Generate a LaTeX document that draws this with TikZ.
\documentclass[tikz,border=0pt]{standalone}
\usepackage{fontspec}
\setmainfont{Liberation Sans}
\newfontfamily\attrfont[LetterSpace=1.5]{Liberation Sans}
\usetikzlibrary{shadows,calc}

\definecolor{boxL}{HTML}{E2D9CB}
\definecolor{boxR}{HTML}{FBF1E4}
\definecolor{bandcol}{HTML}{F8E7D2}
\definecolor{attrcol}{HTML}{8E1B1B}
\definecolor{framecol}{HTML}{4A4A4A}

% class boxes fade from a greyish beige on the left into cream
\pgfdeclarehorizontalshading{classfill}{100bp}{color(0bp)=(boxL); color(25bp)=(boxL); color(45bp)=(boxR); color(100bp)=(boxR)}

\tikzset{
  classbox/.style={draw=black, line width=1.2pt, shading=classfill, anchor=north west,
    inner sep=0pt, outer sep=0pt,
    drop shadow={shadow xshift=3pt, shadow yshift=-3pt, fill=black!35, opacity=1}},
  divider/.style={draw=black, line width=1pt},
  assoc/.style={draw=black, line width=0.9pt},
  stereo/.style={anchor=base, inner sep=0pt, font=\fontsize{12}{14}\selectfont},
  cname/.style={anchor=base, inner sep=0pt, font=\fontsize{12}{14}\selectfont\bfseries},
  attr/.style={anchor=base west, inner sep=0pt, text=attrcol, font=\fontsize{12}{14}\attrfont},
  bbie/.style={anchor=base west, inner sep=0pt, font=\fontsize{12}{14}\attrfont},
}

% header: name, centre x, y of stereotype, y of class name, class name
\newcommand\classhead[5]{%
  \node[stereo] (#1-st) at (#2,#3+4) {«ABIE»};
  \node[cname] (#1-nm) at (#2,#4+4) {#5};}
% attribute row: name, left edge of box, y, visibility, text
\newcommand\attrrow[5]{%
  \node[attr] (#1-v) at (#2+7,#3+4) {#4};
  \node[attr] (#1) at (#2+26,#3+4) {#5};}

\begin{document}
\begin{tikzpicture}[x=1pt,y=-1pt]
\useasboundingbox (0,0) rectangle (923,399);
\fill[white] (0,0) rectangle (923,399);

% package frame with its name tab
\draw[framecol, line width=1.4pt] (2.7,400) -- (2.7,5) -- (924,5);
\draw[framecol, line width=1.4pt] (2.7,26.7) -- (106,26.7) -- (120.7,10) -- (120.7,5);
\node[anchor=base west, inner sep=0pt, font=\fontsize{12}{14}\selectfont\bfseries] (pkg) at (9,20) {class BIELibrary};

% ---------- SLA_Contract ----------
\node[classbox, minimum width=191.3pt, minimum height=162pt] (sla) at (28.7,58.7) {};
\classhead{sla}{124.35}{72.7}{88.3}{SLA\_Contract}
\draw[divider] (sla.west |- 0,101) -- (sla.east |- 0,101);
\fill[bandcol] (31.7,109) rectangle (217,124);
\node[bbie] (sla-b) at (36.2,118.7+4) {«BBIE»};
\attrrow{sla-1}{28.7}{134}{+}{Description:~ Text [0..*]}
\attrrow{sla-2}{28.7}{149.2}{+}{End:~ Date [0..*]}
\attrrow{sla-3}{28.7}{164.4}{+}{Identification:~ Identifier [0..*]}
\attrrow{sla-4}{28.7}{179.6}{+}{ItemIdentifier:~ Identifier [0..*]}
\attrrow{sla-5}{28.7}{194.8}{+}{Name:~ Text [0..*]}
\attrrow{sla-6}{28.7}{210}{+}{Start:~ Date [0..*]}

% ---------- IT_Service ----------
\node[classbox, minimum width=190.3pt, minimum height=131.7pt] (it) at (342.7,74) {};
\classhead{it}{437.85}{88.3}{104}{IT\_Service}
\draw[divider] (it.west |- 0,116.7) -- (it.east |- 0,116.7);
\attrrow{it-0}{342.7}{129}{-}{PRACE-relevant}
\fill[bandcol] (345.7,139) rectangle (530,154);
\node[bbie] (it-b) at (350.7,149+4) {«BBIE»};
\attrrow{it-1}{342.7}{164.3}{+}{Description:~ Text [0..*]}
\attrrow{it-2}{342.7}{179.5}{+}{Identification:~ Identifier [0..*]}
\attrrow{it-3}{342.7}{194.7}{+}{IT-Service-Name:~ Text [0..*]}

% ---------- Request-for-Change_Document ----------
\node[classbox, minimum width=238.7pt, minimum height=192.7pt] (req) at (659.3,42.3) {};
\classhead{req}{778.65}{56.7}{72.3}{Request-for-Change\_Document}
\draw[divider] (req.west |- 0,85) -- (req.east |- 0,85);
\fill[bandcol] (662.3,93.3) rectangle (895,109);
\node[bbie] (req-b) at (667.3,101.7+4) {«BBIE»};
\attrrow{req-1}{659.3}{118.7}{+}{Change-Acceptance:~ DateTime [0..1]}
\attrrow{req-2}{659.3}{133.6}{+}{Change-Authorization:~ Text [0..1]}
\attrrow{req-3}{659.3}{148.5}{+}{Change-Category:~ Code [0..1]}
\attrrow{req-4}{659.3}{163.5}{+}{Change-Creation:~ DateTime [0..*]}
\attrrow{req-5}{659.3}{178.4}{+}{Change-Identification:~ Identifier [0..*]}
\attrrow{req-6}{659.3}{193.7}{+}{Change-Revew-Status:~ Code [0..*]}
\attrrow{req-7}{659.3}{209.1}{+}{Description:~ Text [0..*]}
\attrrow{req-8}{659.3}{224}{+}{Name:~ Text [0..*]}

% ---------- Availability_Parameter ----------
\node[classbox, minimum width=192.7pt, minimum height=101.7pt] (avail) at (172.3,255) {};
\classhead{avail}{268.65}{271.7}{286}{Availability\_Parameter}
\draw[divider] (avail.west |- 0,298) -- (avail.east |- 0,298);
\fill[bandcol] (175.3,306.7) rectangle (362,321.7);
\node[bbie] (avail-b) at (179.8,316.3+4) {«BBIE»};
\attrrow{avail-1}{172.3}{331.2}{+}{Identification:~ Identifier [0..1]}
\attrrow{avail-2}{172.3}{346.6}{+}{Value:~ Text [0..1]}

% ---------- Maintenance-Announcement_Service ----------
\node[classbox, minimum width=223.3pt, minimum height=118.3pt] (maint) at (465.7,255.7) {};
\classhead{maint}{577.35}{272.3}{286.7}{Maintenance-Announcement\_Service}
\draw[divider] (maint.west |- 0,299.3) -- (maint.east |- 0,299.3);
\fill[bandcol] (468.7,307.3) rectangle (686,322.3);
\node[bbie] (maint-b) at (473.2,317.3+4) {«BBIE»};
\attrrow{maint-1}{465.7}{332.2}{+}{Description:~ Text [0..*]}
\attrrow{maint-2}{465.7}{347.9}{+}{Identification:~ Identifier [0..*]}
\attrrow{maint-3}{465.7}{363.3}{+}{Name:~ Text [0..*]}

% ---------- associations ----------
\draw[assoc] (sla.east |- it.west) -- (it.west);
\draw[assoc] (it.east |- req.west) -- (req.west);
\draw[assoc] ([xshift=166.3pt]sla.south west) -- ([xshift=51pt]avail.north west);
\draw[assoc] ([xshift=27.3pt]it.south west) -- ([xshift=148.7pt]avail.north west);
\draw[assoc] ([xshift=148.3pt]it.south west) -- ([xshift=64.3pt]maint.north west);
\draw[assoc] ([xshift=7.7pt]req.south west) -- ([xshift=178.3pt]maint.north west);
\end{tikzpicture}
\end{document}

---

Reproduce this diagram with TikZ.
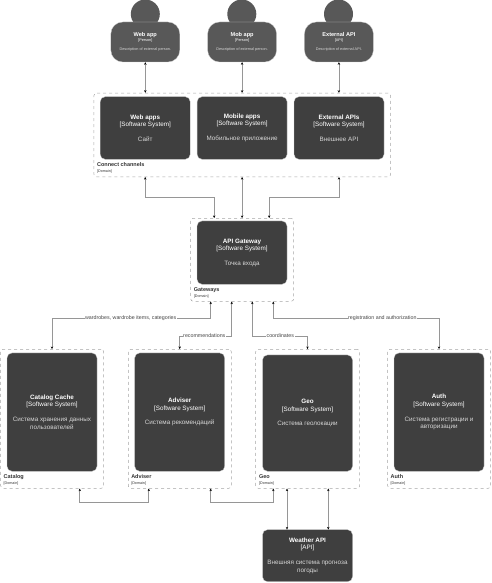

Written request:
Show the lines of the records that include the string "with".

Result of the exercise:
Generate a LaTeX document that draws this with TikZ.
% package frame with its name tab
Reproduce this diagram with TikZ.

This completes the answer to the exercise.